WHAT NEEDS TO BE DONE ▸
Pictures stay out of this copy, which runs from the first line of the material through the line containing "(impl) at (118.5,29)".

-------- DATASET RECORDS

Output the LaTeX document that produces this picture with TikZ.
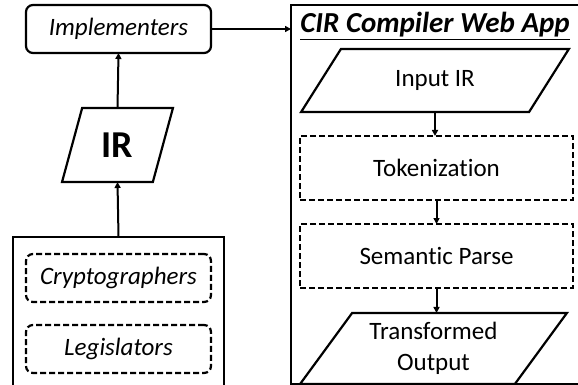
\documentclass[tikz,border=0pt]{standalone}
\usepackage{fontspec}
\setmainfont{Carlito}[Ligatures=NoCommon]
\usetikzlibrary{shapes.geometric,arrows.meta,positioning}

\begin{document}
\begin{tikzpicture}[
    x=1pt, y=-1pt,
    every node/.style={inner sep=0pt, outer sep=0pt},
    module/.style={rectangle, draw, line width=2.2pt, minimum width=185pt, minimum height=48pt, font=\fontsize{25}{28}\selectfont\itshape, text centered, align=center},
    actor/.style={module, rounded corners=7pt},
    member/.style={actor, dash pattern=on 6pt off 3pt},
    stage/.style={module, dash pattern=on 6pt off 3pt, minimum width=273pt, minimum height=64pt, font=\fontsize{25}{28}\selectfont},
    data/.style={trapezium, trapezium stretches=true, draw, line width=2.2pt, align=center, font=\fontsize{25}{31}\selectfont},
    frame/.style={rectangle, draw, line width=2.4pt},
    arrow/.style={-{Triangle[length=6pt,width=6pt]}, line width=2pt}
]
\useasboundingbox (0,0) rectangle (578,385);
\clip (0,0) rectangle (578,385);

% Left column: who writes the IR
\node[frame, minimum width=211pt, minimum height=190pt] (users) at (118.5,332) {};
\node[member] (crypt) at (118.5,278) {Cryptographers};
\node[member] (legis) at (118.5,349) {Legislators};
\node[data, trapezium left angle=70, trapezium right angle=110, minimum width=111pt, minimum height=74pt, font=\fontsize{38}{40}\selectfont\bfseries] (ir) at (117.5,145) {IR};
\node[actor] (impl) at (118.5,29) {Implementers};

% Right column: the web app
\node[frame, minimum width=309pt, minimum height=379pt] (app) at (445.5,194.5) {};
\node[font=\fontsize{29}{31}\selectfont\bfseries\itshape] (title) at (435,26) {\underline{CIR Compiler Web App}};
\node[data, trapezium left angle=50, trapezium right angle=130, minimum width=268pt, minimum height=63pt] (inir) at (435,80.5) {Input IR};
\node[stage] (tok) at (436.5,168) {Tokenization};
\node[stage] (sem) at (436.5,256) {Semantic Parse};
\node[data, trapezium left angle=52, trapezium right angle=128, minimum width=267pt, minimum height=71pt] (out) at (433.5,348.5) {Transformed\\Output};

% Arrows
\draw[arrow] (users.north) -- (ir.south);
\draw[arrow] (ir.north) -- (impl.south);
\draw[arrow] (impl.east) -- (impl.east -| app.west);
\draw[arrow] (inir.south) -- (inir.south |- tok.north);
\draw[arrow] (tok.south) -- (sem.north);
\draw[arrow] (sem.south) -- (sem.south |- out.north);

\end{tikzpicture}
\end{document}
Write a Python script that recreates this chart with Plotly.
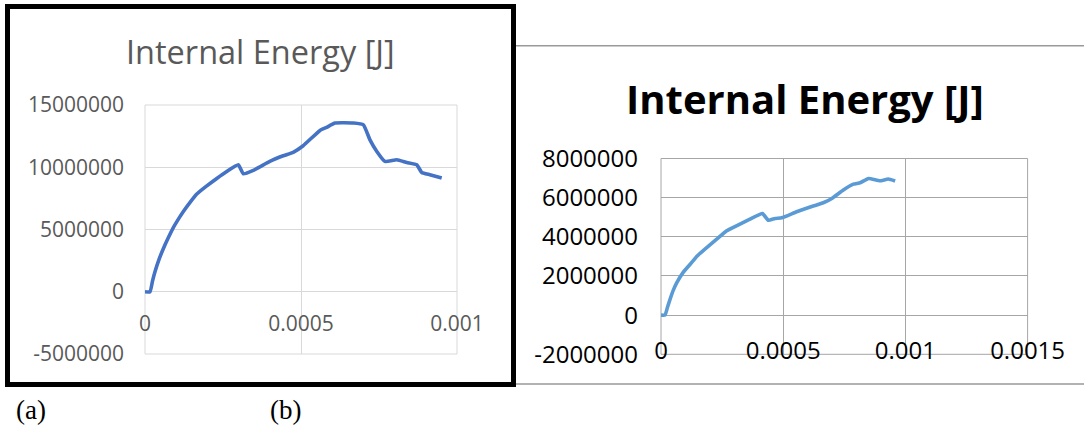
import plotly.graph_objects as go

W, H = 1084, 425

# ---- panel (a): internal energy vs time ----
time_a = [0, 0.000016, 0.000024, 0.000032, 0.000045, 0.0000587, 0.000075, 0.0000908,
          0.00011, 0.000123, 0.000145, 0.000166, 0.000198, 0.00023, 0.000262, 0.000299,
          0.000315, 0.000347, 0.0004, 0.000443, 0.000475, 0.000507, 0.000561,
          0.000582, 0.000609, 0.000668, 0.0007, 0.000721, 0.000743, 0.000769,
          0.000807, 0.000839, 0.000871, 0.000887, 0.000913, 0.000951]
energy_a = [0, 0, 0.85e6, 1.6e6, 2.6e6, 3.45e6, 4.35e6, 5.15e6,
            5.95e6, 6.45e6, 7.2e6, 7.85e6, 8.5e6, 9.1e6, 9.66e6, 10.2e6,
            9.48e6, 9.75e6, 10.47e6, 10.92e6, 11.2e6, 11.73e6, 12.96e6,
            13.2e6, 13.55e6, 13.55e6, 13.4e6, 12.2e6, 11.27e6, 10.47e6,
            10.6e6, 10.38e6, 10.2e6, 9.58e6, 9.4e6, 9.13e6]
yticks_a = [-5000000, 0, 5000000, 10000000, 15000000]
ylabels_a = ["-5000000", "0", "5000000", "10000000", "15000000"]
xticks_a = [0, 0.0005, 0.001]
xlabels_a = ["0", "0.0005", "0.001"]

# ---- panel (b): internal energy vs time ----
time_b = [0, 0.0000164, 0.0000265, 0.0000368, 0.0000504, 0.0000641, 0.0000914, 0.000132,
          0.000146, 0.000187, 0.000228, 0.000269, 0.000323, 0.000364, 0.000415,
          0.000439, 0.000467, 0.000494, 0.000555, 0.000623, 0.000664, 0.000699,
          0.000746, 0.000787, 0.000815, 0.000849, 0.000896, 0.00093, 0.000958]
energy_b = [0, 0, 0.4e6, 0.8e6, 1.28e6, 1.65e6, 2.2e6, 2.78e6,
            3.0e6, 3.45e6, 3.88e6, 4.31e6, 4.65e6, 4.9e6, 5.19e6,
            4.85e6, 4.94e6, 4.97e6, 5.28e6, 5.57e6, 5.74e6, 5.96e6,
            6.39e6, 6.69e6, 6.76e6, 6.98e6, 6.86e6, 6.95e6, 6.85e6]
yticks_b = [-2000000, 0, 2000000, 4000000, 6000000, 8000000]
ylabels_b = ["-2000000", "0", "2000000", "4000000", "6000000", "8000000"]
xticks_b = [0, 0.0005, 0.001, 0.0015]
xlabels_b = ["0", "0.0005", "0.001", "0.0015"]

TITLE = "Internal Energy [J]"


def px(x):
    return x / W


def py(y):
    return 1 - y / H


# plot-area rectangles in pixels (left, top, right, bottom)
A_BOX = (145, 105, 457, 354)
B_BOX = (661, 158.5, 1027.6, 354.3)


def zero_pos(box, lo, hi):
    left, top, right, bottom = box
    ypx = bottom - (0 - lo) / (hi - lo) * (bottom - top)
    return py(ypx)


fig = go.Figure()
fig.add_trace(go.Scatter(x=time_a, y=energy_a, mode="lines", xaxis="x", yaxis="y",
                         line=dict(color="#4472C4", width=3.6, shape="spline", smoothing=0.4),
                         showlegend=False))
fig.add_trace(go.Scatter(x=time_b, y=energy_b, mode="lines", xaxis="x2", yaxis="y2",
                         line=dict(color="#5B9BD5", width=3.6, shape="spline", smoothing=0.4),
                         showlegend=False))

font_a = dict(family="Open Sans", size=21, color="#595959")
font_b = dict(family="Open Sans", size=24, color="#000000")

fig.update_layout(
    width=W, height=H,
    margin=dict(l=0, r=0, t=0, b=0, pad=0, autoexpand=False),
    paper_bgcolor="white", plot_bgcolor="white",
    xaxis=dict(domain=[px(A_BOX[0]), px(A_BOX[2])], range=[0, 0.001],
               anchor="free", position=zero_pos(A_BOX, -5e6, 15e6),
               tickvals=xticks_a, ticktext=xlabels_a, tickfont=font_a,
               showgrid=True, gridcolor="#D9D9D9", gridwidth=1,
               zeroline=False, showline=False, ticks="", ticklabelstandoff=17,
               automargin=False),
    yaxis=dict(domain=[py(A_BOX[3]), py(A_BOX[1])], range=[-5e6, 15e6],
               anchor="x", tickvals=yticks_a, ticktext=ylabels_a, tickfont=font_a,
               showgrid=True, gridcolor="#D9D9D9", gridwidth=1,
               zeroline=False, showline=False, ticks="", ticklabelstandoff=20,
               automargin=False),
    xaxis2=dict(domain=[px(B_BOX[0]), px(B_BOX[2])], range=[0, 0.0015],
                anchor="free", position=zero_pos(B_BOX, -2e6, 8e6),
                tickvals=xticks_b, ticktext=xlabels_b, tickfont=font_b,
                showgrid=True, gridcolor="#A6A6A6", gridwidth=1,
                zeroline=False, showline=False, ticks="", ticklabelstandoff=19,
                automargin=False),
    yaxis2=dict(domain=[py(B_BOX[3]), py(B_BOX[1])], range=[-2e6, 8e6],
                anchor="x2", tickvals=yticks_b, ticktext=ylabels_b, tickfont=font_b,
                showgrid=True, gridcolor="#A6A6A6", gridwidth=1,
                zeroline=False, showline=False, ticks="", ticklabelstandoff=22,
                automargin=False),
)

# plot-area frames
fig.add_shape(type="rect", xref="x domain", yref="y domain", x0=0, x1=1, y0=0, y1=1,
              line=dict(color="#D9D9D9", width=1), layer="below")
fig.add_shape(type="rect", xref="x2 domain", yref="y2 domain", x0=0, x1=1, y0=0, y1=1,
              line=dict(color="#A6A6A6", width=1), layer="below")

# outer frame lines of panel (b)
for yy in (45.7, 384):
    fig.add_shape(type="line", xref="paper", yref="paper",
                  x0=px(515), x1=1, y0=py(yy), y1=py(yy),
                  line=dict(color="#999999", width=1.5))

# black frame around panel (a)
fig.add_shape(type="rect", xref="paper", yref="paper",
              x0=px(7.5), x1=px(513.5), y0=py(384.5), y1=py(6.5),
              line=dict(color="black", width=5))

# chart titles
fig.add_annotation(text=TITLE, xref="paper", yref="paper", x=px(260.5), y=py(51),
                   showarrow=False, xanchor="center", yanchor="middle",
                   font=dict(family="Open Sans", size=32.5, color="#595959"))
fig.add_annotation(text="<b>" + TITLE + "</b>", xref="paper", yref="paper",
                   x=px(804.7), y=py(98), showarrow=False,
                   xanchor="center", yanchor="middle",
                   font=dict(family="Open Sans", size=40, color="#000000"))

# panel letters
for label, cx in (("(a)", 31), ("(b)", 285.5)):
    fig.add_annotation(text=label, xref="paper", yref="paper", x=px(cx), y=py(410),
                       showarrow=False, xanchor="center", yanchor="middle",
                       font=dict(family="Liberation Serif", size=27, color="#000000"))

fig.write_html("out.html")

----------------

OUTPUT FOR THIS TASK ▸
Output the LaTeX document that produces this picture with TikZ.
\documentclass[tikz,border=0pt]{standalone}
\usepackage{fontspec}
\setmainfont{Carlito}[Ligatures=NoCommon]
\usetikzlibrary{shapes.geometric,arrows.meta,positioning}

\begin{document}
\begin{tikzpicture}[
    x=1pt, y=-1pt,
    every node/.style={inner sep=0pt, outer sep=0pt},
    module/.style={rectangle, draw, line width=2.2pt, minimum width=185pt, minimum height=48pt, font=\fontsize{25}{28}\selectfont\itshape, text centered, align=center},
    actor/.style={module, rounded corners=7pt},
    member/.style={actor, dash pattern=on 6pt off 3pt},
    stage/.style={module, dash pattern=on 6pt off 3pt, minimum width=273pt, minimum height=64pt, font=\fontsize{25}{28}\selectfont},
    data/.style={trapezium, trapezium stretches=true, draw, line width=2.2pt, align=center, font=\fontsize{25}{31}\selectfont},
    frame/.style={rectangle, draw, line width=2.4pt},
    arrow/.style={-{Triangle[length=6pt,width=6pt]}, line width=2pt}
]
\useasboundingbox (0,0) rectangle (578,385);
\clip (0,0) rectangle (578,385);

% Left column: who writes the IR
\node[frame, minimum width=211pt, minimum height=190pt] (users) at (118.5,332) {};
\node[member] (crypt) at (118.5,278) {Cryptographers};
\node[member] (legis) at (118.5,349) {Legislators};
\node[data, trapezium left angle=70, trapezium right angle=110, minimum width=111pt, minimum height=74pt, font=\fontsize{38}{40}\selectfont\bfseries] (ir) at (117.5,145) {IR};
\node[actor] (impl) at (118.5,29) {Implementers};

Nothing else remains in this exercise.